STATED TASK: Print exactly the lines from the first one down to the line containing "const svg = d3.select('svg');", both ends included, with no pictures and nothing else.

━━━━━ COLLECTED MATERIAL ━━━━━

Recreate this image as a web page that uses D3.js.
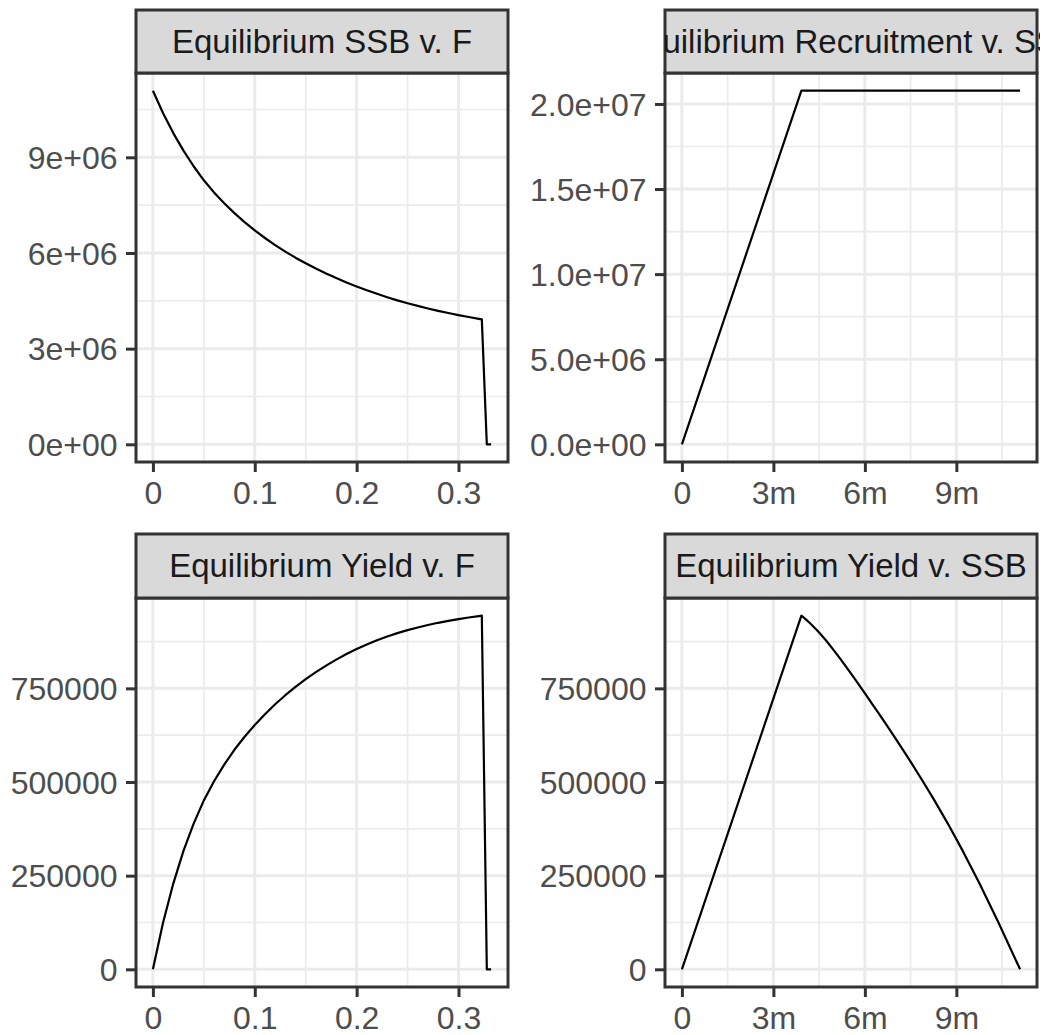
<!DOCTYPE html>
<html>
<head>
<meta charset="utf-8">
<script src="https://cdn.jsdelivr.net/npm/d3@7"></script>
<style>
  body { margin: 0; background: #fff; }
  text { font-family: "Liberation Sans", Arial, Helvetica, sans-serif; }
</style>
</head>
<body>
<svg width="1044" height="1035"></svg>
<script>
// fishing mortality grid and the equilibrium values
const fValues = [0, 0.01, 0.02, 0.03, 0.04, 0.05, 0.06, 0.07, 0.08, 0.09, 0.10,
  0.11, 0.12, 0.13, 0.14, 0.15, 0.16, 0.17, 0.18, 0.19, 0.20,
  0.21, 0.22, 0.23, 0.24, 0.25, 0.26, 0.27, 0.28, 0.29, 0.30,
  0.31, 0.32, 0.3229, 0.3278, 0.332];
const ssbValues = [11.09e6, 10.38e6, 9.76e6, 9.21e6, 8.72e6, 8.28e6, 7.90e6, 7.56e6, 7.25e6, 6.97e6, 6.71e6,
  6.470e6, 6.248e6, 6.043e6, 5.853e6, 5.676e6, 5.511e6, 5.357e6, 5.213e6, 5.078e6, 4.951e6,
  4.832e6, 4.720e6, 4.614e6, 4.514e6, 4.424e6, 4.340e6, 4.261e6, 4.187e6, 4.118e6, 4.053e6,
  3.992e6, 3.934e6, 3.918e6, 0, 0];
const yieldValues = [0, 124900, 228900, 316100, 389000, 450900, 502100, 546600, 586000, 620700, 652400,
  681100, 707500, 731700, 753900, 774400, 793300, 810700, 826700, 841500, 854900,
  867200, 878300, 888400, 897500, 905500, 912600, 919100, 925000, 930200, 934900,
  939200, 943000, 944000, 0, 0];
const recruitValues = [20.78e6, 20.78e6, 20.78e6, 20.78e6, 20.78e6, 20.78e6, 20.78e6, 20.78e6, 20.78e6, 20.78e6, 20.78e6,
  20.78e6, 20.78e6, 20.78e6, 20.78e6, 20.78e6, 20.78e6, 20.78e6, 20.78e6, 20.78e6, 20.78e6,
  20.78e6, 20.78e6, 20.78e6, 20.78e6, 20.78e6, 20.78e6, 20.78e6, 20.78e6, 20.78e6, 20.78e6,
  20.78e6, 20.78e6, 20.78e6, 0, 0];

const fTicks = [0, 0.1, 0.2, 0.3];
const fTickLabels = ['0', '0.1', '0.2', '0.3'];
const ssbXTicks = [0, 3e6, 6e6, 9e6];
const ssbXTickLabels = ['0', '3m', '6m', '9m'];
const ssbYTicks = [0, 3e6, 6e6, 9e6];
const ssbYTickLabels = ['0e+00', '3e+06', '6e+06', '9e+06'];
const recruitTicks = [0, 5e6, 1e7, 1.5e7, 2e7];
const recruitTickLabels = ['0.0e+00', '5.0e+06', '1.0e+07', '1.5e+07', '2.0e+07'];
const yieldTicks = [0, 250000, 500000, 750000];
const yieldTickLabels = ['0', '250000', '500000', '750000'];

const data = fValues.map((f, i) => ({
  f: f, ssb: ssbValues[i], yield: yieldValues[i], rec: recruitValues[i]
}));

const svg = d3.select('svg');

const cols = [{ x0: 136, x1: 508 }, { x0: 665, x1: 1037 }];
const rows = [{ s0: 10, y0: 73, y1: 462 }, { s0: 534, y0: 598, y1: 987 }];

const midpoints = ticks => {
  const step = ticks[1] - ticks[0];
  const out = [];
  for (let i = -1; i < ticks.length; i++) out.push(ticks[0] + step * (i + 0.5));
  return out;
};

const panels = [
  { title: 'Equilibrium SSB v. F', col: 0, row: 0, x: d => d.f, y: d => d.ssb,
    xt: fTicks, xl: fTickLabels, yt: ssbYTicks, yl: ssbYTickLabels, sort: false },
  { title: 'Equilibrium Recruitment v. SSB', col: 1, row: 0, x: d => d.ssb, y: d => d.rec,
    xt: ssbXTicks, xl: ssbXTickLabels, yt: recruitTicks, yl: recruitTickLabels, sort: true },
  { title: 'Equilibrium Yield v. F', col: 0, row: 1, x: d => d.f, y: d => d.yield,
    xt: fTicks, xl: fTickLabels, yt: yieldTicks, yl: yieldTickLabels, sort: false },
  { title: 'Equilibrium Yield v. SSB', col: 1, row: 1, x: d => d.ssb, y: d => d.yield,
    xt: ssbXTicks, xl: ssbXTickLabels, yt: yieldTicks, yl: yieldTickLabels, sort: true }
];

const expand = ext => {
  const pad = (ext[1] - ext[0]) * 0.05;
  return [ext[0] - pad, ext[1] + pad];
};

panels.forEach((p, k) => {
  const c = cols[p.col];
  const r = rows[p.row];
  const w = c.x1 - c.x0;
  const h = r.y1 - r.y0;

  const xScale = d3.scaleLinear().domain(expand(d3.extent(data, p.x))).range([0, w]);
  const yScale = d3.scaleLinear().domain(expand(d3.extent(data, p.y))).range([h, 0]);

  const g = svg.append('g').attr('transform', `translate(${c.x0},${r.y0})`);

  g.append('rect').attr('width', w).attr('height', h).attr('fill', '#fff');

  const xMinor = midpoints(p.xt).filter(v => xScale(v) > 0 && xScale(v) < w);
  const yMinor = midpoints(p.yt).filter(v => yScale(v) > 0 && yScale(v) < h);

  g.selectAll('.vminor').data(xMinor).enter().append('line')
    .attr('x1', d => xScale(d)).attr('x2', d => xScale(d))
    .attr('y1', 0).attr('y2', h)
    .attr('stroke', '#EBEBEB').attr('stroke-width', 1.7);
  g.selectAll('.hminor').data(yMinor).enter().append('line')
    .attr('y1', d => yScale(d)).attr('y2', d => yScale(d))
    .attr('x1', 0).attr('x2', w)
    .attr('stroke', '#EBEBEB').attr('stroke-width', 1.7);
  g.selectAll('.vmajor').data(p.xt).enter().append('line')
    .attr('x1', d => xScale(d)).attr('x2', d => xScale(d))
    .attr('y1', 0).attr('y2', h)
    .attr('stroke', '#EBEBEB').attr('stroke-width', 3);
  g.selectAll('.hmajor').data(p.yt).enter().append('line')
    .attr('y1', d => yScale(d)).attr('y2', d => yScale(d))
    .attr('x1', 0).attr('x2', w)
    .attr('stroke', '#EBEBEB').attr('stroke-width', 3);

  const pts = p.sort ? data.slice().sort((a, b) => p.x(a) - p.x(b)) : data;
  const line = d3.line().x(d => xScale(p.x(d))).y(d => yScale(p.y(d)));
  g.append('path').datum(pts)
    .attr('d', line)
    .attr('fill', 'none')
    .attr('stroke', '#000')
    .attr('stroke-width', 2.2)
    .attr('stroke-linejoin', 'round');

  g.append('rect').attr('width', w).attr('height', h)
    .attr('fill', 'none').attr('stroke', '#333333').attr('stroke-width', 3);

  const xAxis = d3.axisBottom(xScale)
    .tickValues(p.xt)
    .tickFormat((d, i) => p.xl[i])
    .tickSize(10)
    .tickPadding(9.5);
  const xAxisG = g.append('g').attr('transform', `translate(0,${h})`).call(xAxis);

  const yAxis = d3.axisLeft(yScale)
    .tickValues(p.yt)
    .tickFormat((d, i) => p.yl[i])
    .tickSize(10)
    .tickPadding(8.5);
  const yAxisG = g.append('g').call(yAxis);

  [xAxisG, yAxisG].forEach(a => {
    a.select('.domain').remove();
    a.selectAll('.tick line').attr('stroke', '#333333').attr('stroke-width', 3);
    a.selectAll('.tick text')
      .attr('fill', '#4D4D4D')
      .style('font-size', '32px')
      .style('font-family', '"Liberation Sans", Arial, sans-serif');
  });
  yAxisG.selectAll('.tick text').attr('dy', '0.35em');

  // strip
  const sh = r.y0 - r.s0;
  const strip = svg.append('g').attr('transform', `translate(${c.x0},${r.s0})`);
  svg.append('clipPath').attr('id', `clip${k}`)
    .append('rect').attr('x', c.x0).attr('y', r.s0).attr('width', w + 3).attr('height', sh);
  strip.append('rect').attr('width', w).attr('height', sh)
    .attr('fill', '#D9D9D9').attr('stroke', '#333333').attr('stroke-width', 3);
  svg.append('text')
    .attr('clip-path', `url(#clip${k})`)
    .attr('x', c.x0 + w / 2)
    .attr('y', r.s0 + sh / 2 + 11)
    .attr('text-anchor', 'middle')
    .attr('fill', '#1A1A1A')
    .style('font-size', '33px')
    .text(p.title);
});
</script>
</body>
</html>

━━━━━

FINISHED EXERCISE:
Recreate this image as a web page that uses D3.js.
<!DOCTYPE html>
<html>
<head>
<meta charset="utf-8">
<script src="https://cdn.jsdelivr.net/npm/d3@7"></script>
<style>
  body { margin: 0; background: #fff; }
  text { font-family: "Liberation Sans", Arial, Helvetica, sans-serif; }
</style>
</head>
<body>
<svg width="1044" height="1035"></svg>
<script>
// fishing mortality grid and the equilibrium values
const fValues = [0, 0.01, 0.02, 0.03, 0.04, 0.05, 0.06, 0.07, 0.08, 0.09, 0.10,
  0.11, 0.12, 0.13, 0.14, 0.15, 0.16, 0.17, 0.18, 0.19, 0.20,
  0.21, 0.22, 0.23, 0.24, 0.25, 0.26, 0.27, 0.28, 0.29, 0.30,
  0.31, 0.32, 0.3229, 0.3278, 0.332];
const ssbValues = [11.09e6, 10.38e6, 9.76e6, 9.21e6, 8.72e6, 8.28e6, 7.90e6, 7.56e6, 7.25e6, 6.97e6, 6.71e6,
  6.470e6, 6.248e6, 6.043e6, 5.853e6, 5.676e6, 5.511e6, 5.357e6, 5.213e6, 5.078e6, 4.951e6,
  4.832e6, 4.720e6, 4.614e6, 4.514e6, 4.424e6, 4.340e6, 4.261e6, 4.187e6, 4.118e6, 4.053e6,
  3.992e6, 3.934e6, 3.918e6, 0, 0];
const yieldValues = [0, 124900, 228900, 316100, 389000, 450900, 502100, 546600, 586000, 620700, 652400,
  681100, 707500, 731700, 753900, 774400, 793300, 810700, 826700, 841500, 854900,
  867200, 878300, 888400, 897500, 905500, 912600, 919100, 925000, 930200, 934900,
  939200, 943000, 944000, 0, 0];
const recruitValues = [20.78e6, 20.78e6, 20.78e6, 20.78e6, 20.78e6, 20.78e6, 20.78e6, 20.78e6, 20.78e6, 20.78e6, 20.78e6,
  20.78e6, 20.78e6, 20.78e6, 20.78e6, 20.78e6, 20.78e6, 20.78e6, 20.78e6, 20.78e6, 20.78e6,
  20.78e6, 20.78e6, 20.78e6, 20.78e6, 20.78e6, 20.78e6, 20.78e6, 20.78e6, 20.78e6, 20.78e6,
  20.78e6, 20.78e6, 20.78e6, 0, 0];

const fTicks = [0, 0.1, 0.2, 0.3];
const fTickLabels = ['0', '0.1', '0.2', '0.3'];
const ssbXTicks = [0, 3e6, 6e6, 9e6];
const ssbXTickLabels = ['0', '3m', '6m', '9m'];
const ssbYTicks = [0, 3e6, 6e6, 9e6];
const ssbYTickLabels = ['0e+00', '3e+06', '6e+06', '9e+06'];
const recruitTicks = [0, 5e6, 1e7, 1.5e7, 2e7];
const recruitTickLabels = ['0.0e+00', '5.0e+06', '1.0e+07', '1.5e+07', '2.0e+07'];
const yieldTicks = [0, 250000, 500000, 750000];
const yieldTickLabels = ['0', '250000', '500000', '750000'];

const data = fValues.map((f, i) => ({
  f: f, ssb: ssbValues[i], yield: yieldValues[i], rec: recruitValues[i]
}));

const svg = d3.select('svg');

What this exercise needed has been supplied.